[WORK REQUIRED]: Print the records below word for word, but leave out the pictures.

Part of a data file:

• • • • •

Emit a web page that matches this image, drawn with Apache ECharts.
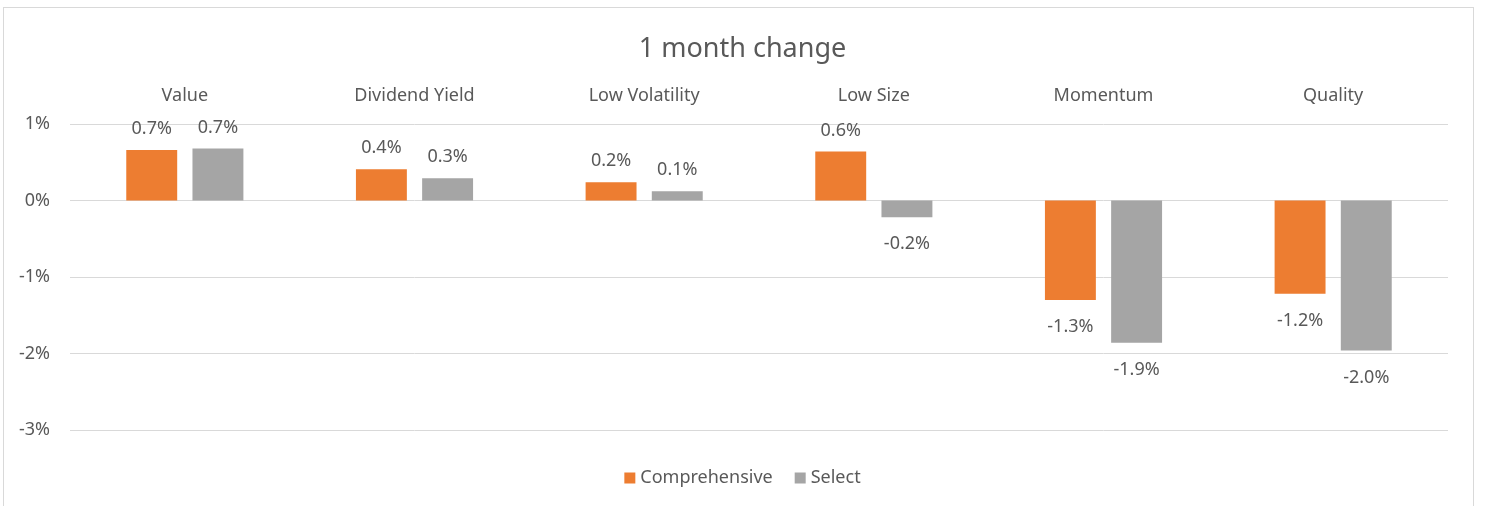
<!DOCTYPE html>
<html>
<head>
<meta charset="utf-8">
<script src="https://cdn.jsdelivr.net/npm/echarts@6/dist/echarts.min.js"></script>
<style>
	body { margin: 0; background: #fff; }
	#frame { position: absolute; left: 3px; top: 7px; width: 1471px; height: 520px; border: 1px solid #d9d9d9; box-sizing: border-box; }
	#chart { position: absolute; left: 0; top: 0; width: 1485px; height: 506px; }
</style>
</head>
<body>
<div id="frame"></div>
<div id="chart"></div>
<script>
// categories and values (in %)
var categories = ["Value", "Dividend Yield", "Low Volatility", "Low Size", "Momentum", "Quality"];
var comprehensive = [0.66, 0.41, 0.24, 0.64, -1.30, -1.22];
var select = [0.68, 0.29, 0.12, -0.22, -1.86, -1.96];
var yTicks = [-3, -2, -1, 0, 1];

var textColor = "#595959";
var fontName = "'Noto Sans', 'Open Sans', sans-serif";

function toData(values) {
	return values.map(function (v) {
		return {
			value: v,
			label: v >= 0 ? { position: "top", distance: 12 } : { position: "bottom", distance: 18 }
		};
	});
}

var myChart = echarts.init(document.getElementById("chart"));
myChart.setOption({
	animation: false,
	textStyle: { fontFamily: fontName },
	title: {
		text: "1 month change",
		left: "center",
		top: 31,
		textStyle: { fontSize: 27, fontWeight: "normal", color: textColor, fontFamily: fontName }
	},
	legend: {
		bottom: 14,
		left: "center",
		itemWidth: 11,
		itemHeight: 11,
		itemGap: 22,
		icon: "rect",
		textStyle: { fontSize: 18, color: textColor },
		data: ["Comprehensive", "Select"]
	},
	grid: {
		left: 70,
		right: 37,
		top: 124,
		bottom: 76
	},
	xAxis: {
		type: "category",
		position: "top",
		data: categories,
		axisLine: { show: false },
		axisTick: { show: false },
		axisLabel: { fontSize: 18, color: textColor, margin: 19 }
	},
	yAxis: {
		type: "value",
		min: yTicks[0],
		max: yTicks[yTicks.length - 1],
		interval: 1,
		axisLine: { show: false },
		axisTick: { show: false },
		axisLabel: { fontSize: 18, color: textColor, margin: 20, formatter: function (v) { return v + "%"; } },
		splitLine: { lineStyle: { color: "#d9d9d9", width: 1 } }
	},
	series: [{
		name: "Comprehensive",
		type: "bar",
		data: toData(comprehensive),
		barGap: "30%",
		barCategoryGap: "49%",
		itemStyle: { color: "#ED7D31" },
		label: {
			show: true,
			fontSize: 18,
			color: textColor,
			formatter: function (p) { return p.value.toFixed(1) + "%"; }
		}
	}, {
		name: "Select",
		type: "bar",
		data: toData(select),
		barGap: "30%",
		barCategoryGap: "49%",
		itemStyle: { color: "#A5A5A5" },
		label: {
			show: true,
			fontSize: 18,
			color: textColor,
			formatter: function (p) { return p.value.toFixed(1) + "%"; }
		}
	}]
});
</script>
</body>
</html>
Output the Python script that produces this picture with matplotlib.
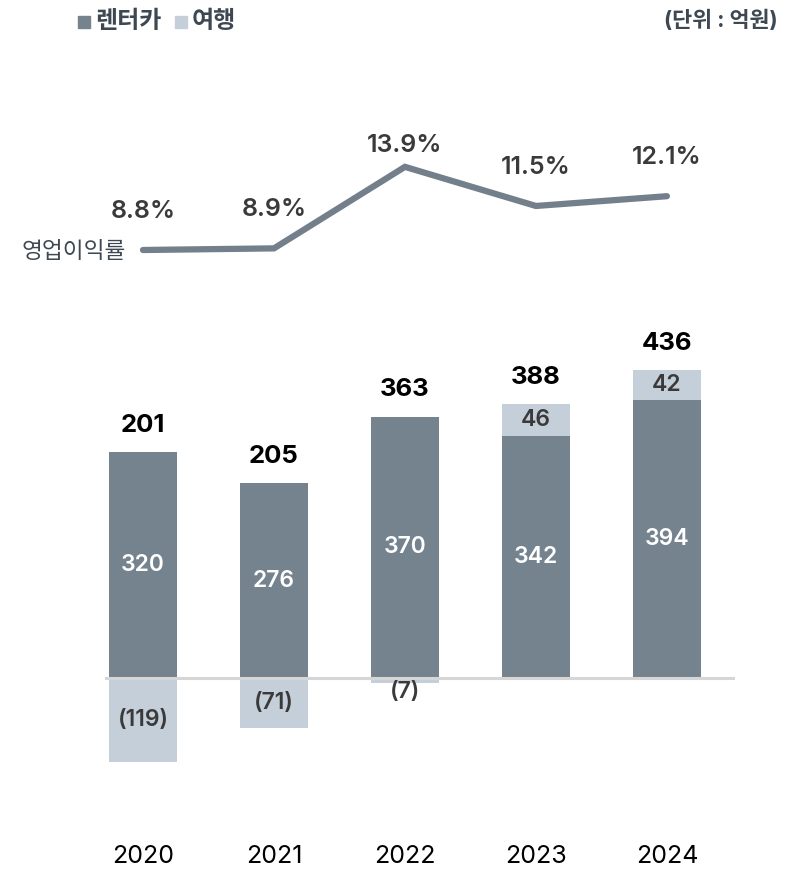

• • • • •

[ANSWER FOR THIS EXERCISE]:
Emit a web page that matches this image, drawn with Apache ECharts.
<!DOCTYPE html>
<html>
<head>
<meta charset="utf-8">
<script src="https://cdn.jsdelivr.net/npm/echarts@6/dist/echarts.min.js"></script>
<style>
	body { margin: 0; background: #fff; }
	#frame { position: absolute; left: 3px; top: 7px; width: 1471px; height: 520px; border: 1px solid #d9d9d9; box-sizing: border-box; }
	#chart { position: absolute; left: 0; top: 0; width: 1485px; height: 506px; }
</style>
</head>
<body>
<div id="frame"></div>
<div id="chart"></div>
<script>
// categories and values (in %)
var categories = ["Value", "Dividend Yield", "Low Volatility", "Low Size", "Momentum", "Quality"];
var comprehensive = [0.66, 0.41, 0.24, 0.64, -1.30, -1.22];
var select = [0.68, 0.29, 0.12, -0.22, -1.86, -1.96];
var yTicks = [-3, -2, -1, 0, 1];

var textColor = "#595959";
var fontName = "'Noto Sans', 'Open Sans', sans-serif";

function toData(values) {
	return values.map(function (v) {
		return {
			value: v,
			label: v >= 0 ? { position: "top", distance: 12 } : { position: "bottom", distance: 18 }
		};
	});
}

var myChart = echarts.init(document.getElementById("chart"));
myChart.setOption({
	animation: false,
	textStyle: { fontFamily: fontName },
	title: {
		text: "1 month change",
		left: "center",
		top: 31,
		textStyle: { fontSize: 27, fontWeight: "normal", color: textColor, fontFamily: fontName }
	},
	legend: {
		bottom: 14,
		left: "center",
		itemWidth: 11,
		itemHeight: 11,
		itemGap: 22,
		icon: "rect",
		textStyle: { fontSize: 18, color: textColor },
		data: ["Comprehensive", "Select"]
	},
	grid: {
		left: 70,
		right: 37,
		top: 124,
		bottom: 76
	},
	xAxis: {
		type: "category",
		position: "top",
		data: categories,
		axisLine: { show: false },
		axisTick: { show: false },
		axisLabel: { fontSize: 18, color: textColor, margin: 19 }
	},
	yAxis: {
		type: "value",
		min: yTicks[0],
		max: yTicks[yTicks.length - 1],
		interval: 1,
		axisLine: { show: false },
		axisTick: { show: false },
		axisLabel: { fontSize: 18, color: textColor, margin: 20, formatter: function (v) { return v + "%"; } },
		splitLine: { lineStyle: { color: "#d9d9d9", width: 1 } }
	},
	series: [{
		name: "Comprehensive",
		type: "bar",
		data: toData(comprehensive),
		barGap: "30%",
		barCategoryGap: "49%",
		itemStyle: { color: "#ED7D31" },
		label: {
			show: true,
			fontSize: 18,
			color: textColor,
			formatter: function (p) { return p.value.toFixed(1) + "%"; }
		}
	}, {
		name: "Select",
		type: "bar",
		data: toData(select),
		barGap: "30%",
		barCategoryGap: "49%",
		itemStyle: { color: "#A5A5A5" },
		label: {
			show: true,
			fontSize: 18,
			color: textColor,
			formatter: function (p) { return p.value.toFixed(1) + "%"; }
		}
	}]
});
</script>
</body>
</html>
Output the Python script that produces this picture with matplotlib.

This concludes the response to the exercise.